Señaló que fue en un puesto de crepas donde escuchó a unas personas, ya entradas en años, platicar del “panteón de los niños”.
"Fue ahí donde escuché que los niños de ese panteón salían de noche a jugar, sentí escalofríos”.
Dijo que en un viaje ya de regreso a La Paz se le hizo tarde; paró en el Hotel Punta Prieta, que está en medio de la nada, pero no había habitaciones y tuvo que continuar el viaje.

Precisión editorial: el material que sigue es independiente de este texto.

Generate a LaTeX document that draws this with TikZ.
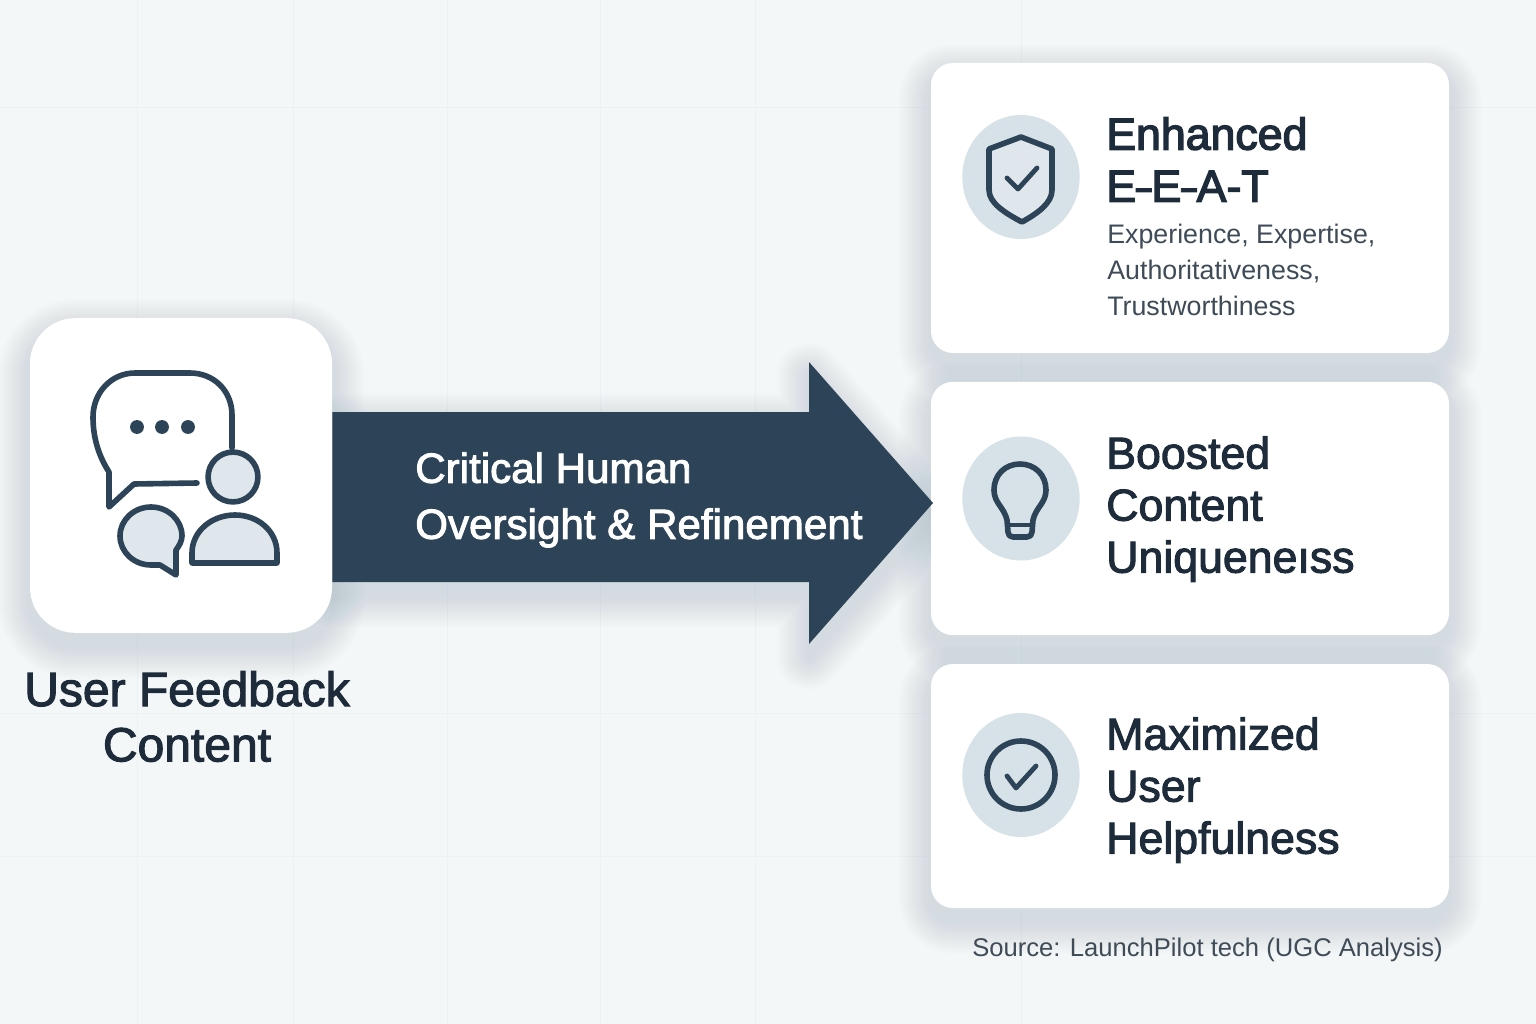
\documentclass[tikz,border=0pt]{standalone}
\usepackage{fontspec}
\setmainfont{Liberation Sans}
\newfontfamily\medfont[FakeBold=2.2]{Liberation Sans}
\newfontfamily\strongfont[FakeBold=3]{Liberation Sans}
\usetikzlibrary{positioning, calc, shapes.geometric, backgrounds}
\definecolor{PageBg}{HTML}{F4F7F8}
\definecolor{GridLine}{HTML}{EDF1F3}
\definecolor{InkDark}{HTML}{1D2B3A}
\definecolor{InkGrey}{HTML}{3F4C58}
\definecolor{ArrowBlue}{HTML}{2D4357}
\definecolor{IconFill}{HTML}{DFE7EC}
\definecolor{DiscBlue}{HTML}{D6E2E8}
\definecolor{ShadowBlue}{HTML}{8CA0AB}
\tikzstyle{Card} = [
fill=white, inner sep=0pt, rounded corners=16.5pt]
\tikzstyle{Disc} = [
ellipse, fill=DiscBlue, inner sep=0pt, minimum width=88pt, minimum height=93pt]
\tikzstyle{Title} = [
anchor=north west, align=left, inner sep=0pt, text=InkDark,
font=\medfont\fontsize{33.5}{39}\selectfont]
\tikzstyle{Detail} = [
anchor=north west, align=left, inner sep=0pt, text=InkGrey,
font=\fontsize{20.1}{27}\selectfont]
\tikzstyle{Icon} = [
draw=ArrowBlue, line width=4.2pt, line join=round, line cap=round]
\tikzstyle{Tick} = [
Icon, line width=3.6pt]
\newcommand{\softshadow}[1]{%
  \foreach \w in {3,6,...,48}{
    \begin{scope}[transparency group, opacity=0.014]
    \draw[draw=ShadowBlue, fill=ShadowBlue, line width=\w pt, line join=round] #1;
    \end{scope}
  }}
\newcommand{\shortdash}{\scalebox{0.62}[1]{–}}
\begin{document}
\begin{tikzpicture}[x=0.75pt, y=-0.75pt]
    \useasboundingbox (0,0) rectangle (1536,1024);

    \node [Card, rounded corners=34pt, minimum width=226.5pt, minimum height=236pt] (feedback) at (181,475.5) {};
    \node [Card, minimum width=388.5pt, minimum height=217.5pt] (eeat) at (1190,208) {};
    \node [Card, minimum width=388.5pt, minimum height=190pt] (boost) at (1190,508.5) {};
    \node [Card, minimum width=388.5pt, minimum height=183pt] (help) at (1190,786) {};

    \coordinate (oversighttip) at (933,503);
    \fill[ArrowBlue] (feedback.east |- 0,412) -- (809,412) -- (809,362) -- (oversighttip)
        -- (809,644) -- (809,582) -- (feedback.east |- 0,582) -- cycle;

    \node [anchor=north, align=center, inner sep=0pt, text=InkDark,
        font=\medfont\fontsize{36}{41.5}\selectfont] (feedbacklabel) at (187,671)
        {User Feedback\\Content};
    \node [anchor=north west, align=left, inner sep=0pt, text=white,
        font=\medfont\fontsize{31.6}{42}\selectfont] (oversightlabel) at (415,452)
        {Critical Human\\Oversight \& Refinement};

    \node [Disc] (eeatdisc) at (1021,177) {};
    \node [Disc] (boostdisc) at (1021,498.5) {};
    \node [Disc] (helpdisc) at (1021,775) {};

    \node [Title, font=\strongfont\fontsize{33.5}{39}\selectfont] (eeattitle) at (1106,117)
        {Enhanced\\E\shortdash E\shortdash A-T};
    \node [Detail] (eeatdetail) at (1107,224) {Experience, Expertise,\\Authoritativeness,\\Trustworthiness};
    \node [Title] (boosttitle) at (1106,436) {Boosted\\Content\\Uniqueneıss};
    \node [Title] (helptitle) at (1106,717) {Maximized\\User\\Helpfulness};
    \node [anchor=north east, inner sep=0pt, text=InkGrey,
        font=\fontsize{19.2}{24}\selectfont] (source) at (1443,938)
        {Source: LaunchPilot tech (UGC Analysis)};

    % speech bubbles and person
    \draw[Icon] (232,448) -- (232,415) .. controls (232,391) and (214,373) .. (190,373)
        -- (135,373) .. controls (111,373) and (93,393) .. (93,417)
        .. controls (93,440) and (100,458) .. (109,472) -- (109,507) -- (134,484) -- (197,483);
    \foreach \x in {137,162,188}
        \fill[ArrowBlue] (\x,427) circle (5.2pt);
    \draw[Icon, fill=IconFill] (233,477) circle (18.7pt);
    \draw[Icon, fill=IconFill] (192,563) -- (192,553) .. controls (192,531) and (212,515) .. (235,515)
        .. controls (258,515) and (277,531) .. (277,553) -- (277,563) -- cycle;
    \draw[Icon, fill=IconFill] (176,550) .. controls (179,546) and (182,541) .. (182,536)
        .. controls (182,520) and (168,507) .. (151,507) .. controls (134,507) and (120,520) .. (120,536)
        .. controls (120,552) and (134,565) .. (151,565) -- (160,565) -- (176,575) -- cycle;

    % shield
    \draw[Icon, fill=IconFill] (1021,137) -- (1052,149) -- (1052,190)
        .. controls (1052,203) and (1038,213) .. (1022,222)
        .. controls (1005,213) and (989,203) .. (989,190) -- (989,149) -- cycle;
    \draw[Tick] (1007,178) -- (1018,189) -- (1037,168);

    % bulb
    \draw[Icon] (1007,520) .. controls (1004,507) and (994,503) .. (994,490)
        .. controls (994,475) and (1005,464) .. (1020,464)
        .. controls (1035,464) and (1046,475) .. (1046,490)
        .. controls (1046,503) and (1036,507) .. (1033,520) -- (1032,532)
        .. controls (1032,535) and (1030,537) .. (1027,537) -- (1013,537)
        .. controls (1010,537) and (1008,535) .. (1008,532) -- cycle;
    \draw[Icon, line width=2.4pt] (1008,525) -- (1032,525);

    % check circle
    \draw[Icon] (1021,775) circle (25.5pt);
    \draw[Tick] (1007,776) -- (1016,788) -- (1036,766);

    \begin{pgfonlayer}{background}
        \fill[PageBg] (0,0) rectangle (1536,1024);
        \foreach \x in {137,293,447,600,755,1021}
            \draw[GridLine, line width=0.75pt] (\x,0) -- (\x,1024);
        \foreach \y in {108,713,856}
            \draw[GridLine, line width=0.75pt] (0,\y) -- (1536,\y);
        \begin{scope}[transform canvas={yshift=-10pt}]
            \softshadow{[rounded corners=34pt] (feedback.south west) rectangle (feedback.north east)}
            \softshadow{[rounded corners=16.5pt] (eeat.south west) rectangle (eeat.north east)}
            \softshadow{[rounded corners=16.5pt] (boost.south west) rectangle (boost.north east)}
            \softshadow{[rounded corners=16.5pt] (help.south west) rectangle (help.north east)}
            \softshadow{(feedback.east |- 0,412) -- (809,412) -- (809,362) -- (oversighttip) -- (809,644) -- (809,582) -- (feedback.east |- 0,582) -- cycle}
        \end{scope}
    \end{pgfonlayer}
\end{tikzpicture}
\end{document}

“No sé si la superstición me hizo creer que escuché la risas de los niños y hasta los imaginé jugando, a pesar de estar lejos de donde dicen que se encuentra el panteón”, expresó Marina.
De acuerdo con la historia de Baja California Sur, a inicios del siglo pasado decenas de familias inmigrantes, que en busca de fortuna caminaron en medio del desierto, en medio de la nada, llegaron a la mitad del tortuoso camino entre La Paz y Ensenada, lugar que durante décadas sólo se podía llegar entre brechas o pendientes rocosas, a pie o a caballo.
Las familias llegadas de Punta Prieta, Calmallí, Rosarito, El Arco, Santa Gertrudis y otros de Santa Águeda, Santa Rosalía, San Ignacio y más rancherías del entonces territorio sur de la Baja California Sur, de apellidos Arce, Macklis, Murillo, Gutiérrez, Espinoza, Romero, Arce, Tellechea, González, Rousseau, Sánchez, Duarte, Castillo, fueron los que empezaron a dar vida a este territorio casi desértico.